--- RECORDED INFORMATION ---

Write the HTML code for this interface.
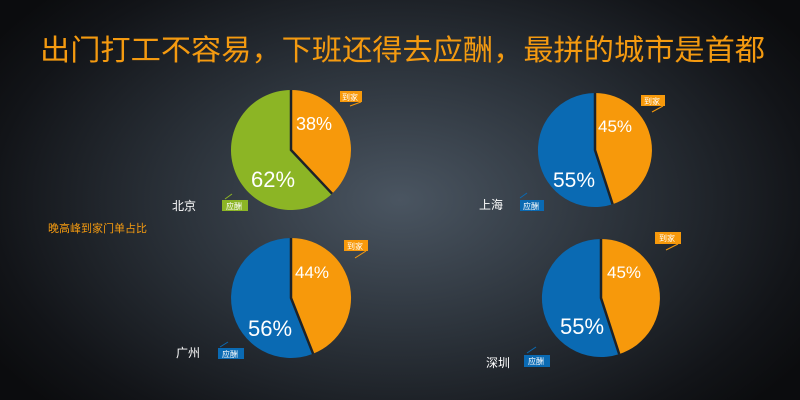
<!DOCTYPE html>
<html><head><meta charset="utf-8"><style>
html,body{margin:0;padding:0}
body{width:800px;height:400px;overflow:hidden;background:radial-gradient(ellipse 480px 300px at 400px 200px,#4a5561 0%,#2c333b 45%,#121418 85%,#0b0c0e 100%);font-family:"Liberation Sans","Noto Sans CJK SC",sans-serif}
</style></head><body>
<svg width="800" height="400" style="position:absolute;left:0;top:0" font-family="Liberation Sans, Noto Sans CJK SC, sans-serif">
<text x="40" y="60" font-size="29" fill="#f49a10" textLength="725" lengthAdjust="spacingAndGlyphs">出门打工不容易，下班还得去应酬，最拼的城市是首都</text>
<text x="48" y="232" font-size="11" fill="#f49a10">晚高峰到家门单占比</text>

<!-- Beijing -->
<path d="M291,150 L291,90 A60,60 0 0 1 332.1,193.7 Z" fill="#f7990b"/>
<path d="M291,150 L332.1,193.7 A60,60 0 1 1 291,90 Z" fill="#8cb525"/>
<polyline points="291,90 291,150 332.1,193.7" fill="none" stroke="#1d2228" stroke-width="2.5"/>
<text x="296" y="130" font-size="18" fill="#fff">38%</text>
<text x="251" y="187" font-size="22" fill="#fff">62%</text>
<text x="172" y="210" font-size="12" fill="#fff">北京</text>
<rect x="340" y="91" width="22" height="11" fill="#f7990b"/><text x="342" y="100" font-size="8" fill="#fff">到家</text>
<line x1="350" y1="106" x2="361" y2="102" stroke="#f7990b"/>
<rect x="222" y="200" width="26" height="11" fill="#8cb525"/><text x="226" y="209" font-size="8" fill="#fff">应酬</text>
<line x1="225" y1="199" x2="232" y2="194" stroke="#8cb525"/>

<!-- Shanghai -->
<path d="M595,150 L595,93 A57,57 0 0 1 612.6,204.2 Z" fill="#f7990b"/>
<path d="M595,150 L612.6,204.2 A57,57 0 1 1 595,93 Z" fill="#0a6ab3"/>
<polyline points="595,93 595,150 612.6,204.2" fill="none" stroke="#1d2228" stroke-width="2.5"/>
<text x="598" y="132" font-size="17" fill="#fff">45%</text>
<text x="553" y="187" font-size="21" fill="#fff">55%</text>
<text x="479" y="209" font-size="12" fill="#fff">上海</text>
<rect x="641" y="95" width="24" height="11" fill="#f7990b"/><text x="644" y="104" font-size="8" fill="#fff">到家</text>
<line x1="652" y1="112" x2="663" y2="106" stroke="#f7990b"/>
<rect x="520" y="200" width="24" height="11" fill="#0a6ab3"/><text x="523" y="209" font-size="8" fill="#fff">应酬</text>
<line x1="520" y1="198" x2="527" y2="193" stroke="#0a6ab3"/>

<!-- Guangzhou -->
<path d="M291,298 L291,238 A60,60 0 0 1 313.1,353.8 Z" fill="#f7990b"/>
<path d="M291,298 L313.1,353.8 A60,60 0 1 1 291,238 Z" fill="#0a6ab3"/>
<polyline points="291,238 291,298 313.1,353.8" fill="none" stroke="#1d2228" stroke-width="2.5"/>
<text x="295" y="278" font-size="17" fill="#fff">44%</text>
<text x="248" y="336" font-size="22" fill="#fff">56%</text>
<text x="176" y="357" font-size="12" fill="#fff">广州</text>
<rect x="344" y="240" width="24" height="11" fill="#f7990b"/><text x="347" y="249" font-size="8" fill="#fff">到家</text>
<line x1="355" y1="258" x2="366" y2="251" stroke="#f7990b"/>
<rect x="218" y="348" width="26" height="11" fill="#0a6ab3"/><text x="222" y="357" font-size="8" fill="#fff">应酬</text>
<line x1="220" y1="347" x2="228" y2="342" stroke="#0a6ab3"/>

<!-- Shenzhen -->
<path d="M601,298 L601,239 A59,59 0 0 1 619.2,354.1 Z" fill="#f7990b"/>
<path d="M601,298 L619.2,354.1 A59,59 0 1 1 601,239 Z" fill="#0a6ab3"/>
<polyline points="601,239 601,298 619.2,354.1" fill="none" stroke="#1d2228" stroke-width="2.5"/>
<text x="607" y="278" font-size="17" fill="#fff">45%</text>
<text x="560" y="334" font-size="22" fill="#fff">55%</text>
<text x="486" y="367" font-size="12" fill="#fff">深圳</text>
<rect x="655" y="232" width="26" height="12" fill="#f7990b"/><text x="659" y="241" font-size="8" fill="#fff">到家</text>
<line x1="666" y1="250" x2="678" y2="244" stroke="#f7990b"/>
<rect x="524" y="355" width="26" height="12" fill="#0a6ab3"/><text x="528" y="364" font-size="8" fill="#fff">应酬</text>
<line x1="527" y1="353" x2="536" y2="347" stroke="#0a6ab3"/>
</svg>
</body></html>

--- INSTRUCTIONS TO FOLLOW ---
Except for the pictures, reproduce every line exactly.

--- OUTPUT FOR THIS TASK ---
Write the HTML code for this interface.
<!DOCTYPE html>
<html><head><meta charset="utf-8"><style>
html,body{margin:0;padding:0}
body{width:800px;height:400px;overflow:hidden;background:radial-gradient(ellipse 480px 300px at 400px 200px,#4a5561 0%,#2c333b 45%,#121418 85%,#0b0c0e 100%);font-family:"Liberation Sans","Noto Sans CJK SC",sans-serif}
</style></head><body>
<svg width="800" height="400" style="position:absolute;left:0;top:0" font-family="Liberation Sans, Noto Sans CJK SC, sans-serif">
<text x="40" y="60" font-size="29" fill="#f49a10" textLength="725" lengthAdjust="spacingAndGlyphs">出门打工不容易，下班还得去应酬，最拼的城市是首都</text>
<text x="48" y="232" font-size="11" fill="#f49a10">晚高峰到家门单占比</text>

<!-- Beijing -->
<path d="M291,150 L291,90 A60,60 0 0 1 332.1,193.7 Z" fill="#f7990b"/>
<path d="M291,150 L332.1,193.7 A60,60 0 1 1 291,90 Z" fill="#8cb525"/>
<polyline points="291,90 291,150 332.1,193.7" fill="none" stroke="#1d2228" stroke-width="2.5"/>
<text x="296" y="130" font-size="18" fill="#fff">38%</text>
<text x="251" y="187" font-size="22" fill="#fff">62%</text>
<text x="172" y="210" font-size="12" fill="#fff">北京</text>
<rect x="340" y="91" width="22" height="11" fill="#f7990b"/><text x="342" y="100" font-size="8" fill="#fff">到家</text>
<line x1="350" y1="106" x2="361" y2="102" stroke="#f7990b"/>
<rect x="222" y="200" width="26" height="11" fill="#8cb525"/><text x="226" y="209" font-size="8" fill="#fff">应酬</text>
<line x1="225" y1="199" x2="232" y2="194" stroke="#8cb525"/>

<!-- Shanghai -->
<path d="M595,150 L595,93 A57,57 0 0 1 612.6,204.2 Z" fill="#f7990b"/>
<path d="M595,150 L612.6,204.2 A57,57 0 1 1 595,93 Z" fill="#0a6ab3"/>
<polyline points="595,93 595,150 612.6,204.2" fill="none" stroke="#1d2228" stroke-width="2.5"/>
<text x="598" y="132" font-size="17" fill="#fff">45%</text>
<text x="553" y="187" font-size="21" fill="#fff">55%</text>
<text x="479" y="209" font-size="12" fill="#fff">上海</text>
<rect x="641" y="95" width="24" height="11" fill="#f7990b"/><text x="644" y="104" font-size="8" fill="#fff">到家</text>
<line x1="652" y1="112" x2="663" y2="106" stroke="#f7990b"/>
<rect x="520" y="200" width="24" height="11" fill="#0a6ab3"/><text x="523" y="209" font-size="8" fill="#fff">应酬</text>
<line x1="520" y1="198" x2="527" y2="193" stroke="#0a6ab3"/>

<!-- Guangzhou -->
<path d="M291,298 L291,238 A60,60 0 0 1 313.1,353.8 Z" fill="#f7990b"/>
<path d="M291,298 L313.1,353.8 A60,60 0 1 1 291,238 Z" fill="#0a6ab3"/>
<polyline points="291,238 291,298 313.1,353.8" fill="none" stroke="#1d2228" stroke-width="2.5"/>
<text x="295" y="278" font-size="17" fill="#fff">44%</text>
<text x="248" y="336" font-size="22" fill="#fff">56%</text>
<text x="176" y="357" font-size="12" fill="#fff">广州</text>
<rect x="344" y="240" width="24" height="11" fill="#f7990b"/><text x="347" y="249" font-size="8" fill="#fff">到家</text>
<line x1="355" y1="258" x2="366" y2="251" stroke="#f7990b"/>
<rect x="218" y="348" width="26" height="11" fill="#0a6ab3"/><text x="222" y="357" font-size="8" fill="#fff">应酬</text>
<line x1="220" y1="347" x2="228" y2="342" stroke="#0a6ab3"/>

<!-- Shenzhen -->
<path d="M601,298 L601,239 A59,59 0 0 1 619.2,354.1 Z" fill="#f7990b"/>
<path d="M601,298 L619.2,354.1 A59,59 0 1 1 601,239 Z" fill="#0a6ab3"/>
<polyline points="601,239 601,298 619.2,354.1" fill="none" stroke="#1d2228" stroke-width="2.5"/>
<text x="607" y="278" font-size="17" fill="#fff">45%</text>
<text x="560" y="334" font-size="22" fill="#fff">55%</text>
<text x="486" y="367" font-size="12" fill="#fff">深圳</text>
<rect x="655" y="232" width="26" height="12" fill="#f7990b"/><text x="659" y="241" font-size="8" fill="#fff">到家</text>
<line x1="666" y1="250" x2="678" y2="244" stroke="#f7990b"/>
<rect x="524" y="355" width="26" height="12" fill="#0a6ab3"/><text x="528" y="364" font-size="8" fill="#fff">应酬</text>
<line x1="527" y1="353" x2="536" y2="347" stroke="#0a6ab3"/>
</svg>
</body></html>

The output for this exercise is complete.